Hay en Pitfall un gusto exquisito por la puesta en escena y, sobre todo, por un sinfín de detalles que generan una atmosfera llena de sensualidad, temor y angustia que contrastan con la tensión básica en la que se debate el protagonista: una mujer bellísima y enamorada de él -un papel pequeño que Jane Wyatt cumple a la perfección, ¡qué momentón cuando sale a la acera, advierte el coche parado de la «rival» frente a su casa y le pregunta si busca a alguien -con esa manera delicada y firme de leona que defiende su guarida-, antes de que la rival balbucee que se ha equivocado de calle. En el extremo opuesto ha de contabilizarse cuando, en un paseo en una fueraborda, la seductora Scott invita a cambiar su puesto con el copiloto para que este, el protagonista, disfrute de la conducción…

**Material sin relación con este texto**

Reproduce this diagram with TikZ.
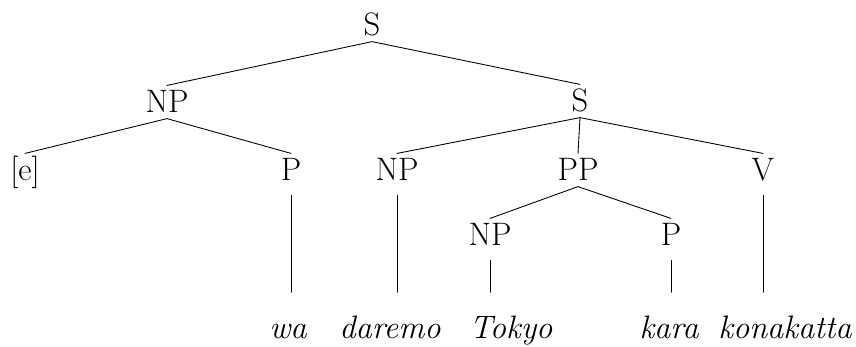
\documentclass[tikz,border=0pt]{standalone}
\usepackage{fontspec}
\usetikzlibrary{positioning}
\newcommand{\treefont}{\fontsize{18.5}{22}\selectfont}
\tikzset{
  cat/.style={font=\treefont,inner sep=3pt,text height=12.5pt,text depth=0pt,anchor=base},
  word/.style={font=\treefont\itshape,inner sep=3pt,text height=12.5pt,text depth=0pt,anchor=base},
  branch/.style={line width=.5pt},
  leaf/.style={branch,shorten <=5pt,shorten >=11pt},
}

\begin{document}
\begin{tikzpicture}[x=0.02cm,y=-0.02cm,line cap=round,line join=round]
  \path[use as bounding box] (0,0) rectangle (856,347);

  % categories, by tier
  \node[cat] (S)   at (372,36)  {S};
  \node[cat] (NPa) at (167,113) {NP};
  \node[cat] (Sb)  at (580,112) {S};
  \node[cat] (E)   at (25,181)  {[e]};
  \node[cat] (Pa)  at (291,181) {P};
  \node[cat] (NPb) at (397,181) {NP};
  \node[cat] (PP)  at (578,181) {PP};
  \node[cat] (V)   at (763,181) {V};
  \node[cat] (NPc) at (490,246) {NP};
  \node[cat] (Pc)  at (671,246) {P};

  % lexical items
  \foreach \name/\x/\w in {wa/288/wa,dar/390/daremo,tok/511/Tokyo,kara/669/kara,kon/785/konakatta}
    \node[word] (\name) at (\x,339) {\w};

  \draw[branch] (NPa.north) -- (S.south) -- (Sb.north);
  \draw[branch] (E.north) -- (NPa.south) -- (Pa.north);
  \draw[branch] (NPb.north) -- (Sb.south) -- (V.north);
  \draw[branch] (Sb.south) -- (PP.north);
  \draw[branch] (NPc.north) -- (PP.south) -- (Pc.north);

  \foreach \a/\b in {Pa/wa,NPb/dar,NPc/tok,Pc/kara,V/kon}
    \draw[leaf] (\a.south) -- (\a.south |- \b.north);
\end{tikzpicture}
\end{document}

No quiero adelantar nada de la trama porque la aparición súbita de un «novio» de la protagonista a punto de salir de la cárcel la complica de tal modo que la evolución que habíamos visto hasta ese momento pierde sentido y nos abrimos a la posibilidad de que pase cualquier cosa. Pero eso ha de verlo ya cada cual. Como en tantos y tantos ejemplos de cine negro, también aquí se «margina» a la policía en todo lo relativo a lo que está sucediendo, porque los protagonistas creen que pueden «manejar» la situación. En fin, se trata, ya se advierte, de una suerte de película de serie B con un reparto de A y con un director de A+, pero ignoro por qué estrechez moral de los censores no se creyó oportuno que nos «emponzoñáramos» con tanta perversidad moral… Dick Powell, ya entrado en años, da perfectamente el tipo de empleado hastiado y aburrido, a pesar de la suerte de tener un matrimonio envidiable, e interpreta con total propiedad al ser que se deja seducir por un modelo de mujer en las antípodas de la suya, como si fuera la promesa de una vida llena de excitantes aventuras que estaba esperando que llamase a su puerta para coger el portante y desaparecer. No es, pues, un thriller al uso, en el que el caso se lleva todo el interés de la trama: hay un personaje en crisis que entra en el caso y sale de él sufriendo una transformación que no dejará indiferentes a los espectadres. Lizabeth Scott no es una «femme fatale» al uso, porque tiene un empleo y sabe organizarse la vida, por más que tenga la tendencia irrefrenable hacia el lado oscuro de la vida que no le granjea sino insatisfacciones, de ahí su desengaño cuando el príncipe azul que cree que acaba de descubrir en la figura del empleado es un hombre casado… De Toth dibuja nítidamente los conflictos individuales de los dos protagonistas y sabe cómo articularlos con la trama de modo que la potencien hasta un final sobre el que, ¡faltaría más!, me niego a decir ni mu. ¡Que Vds. La disfruten!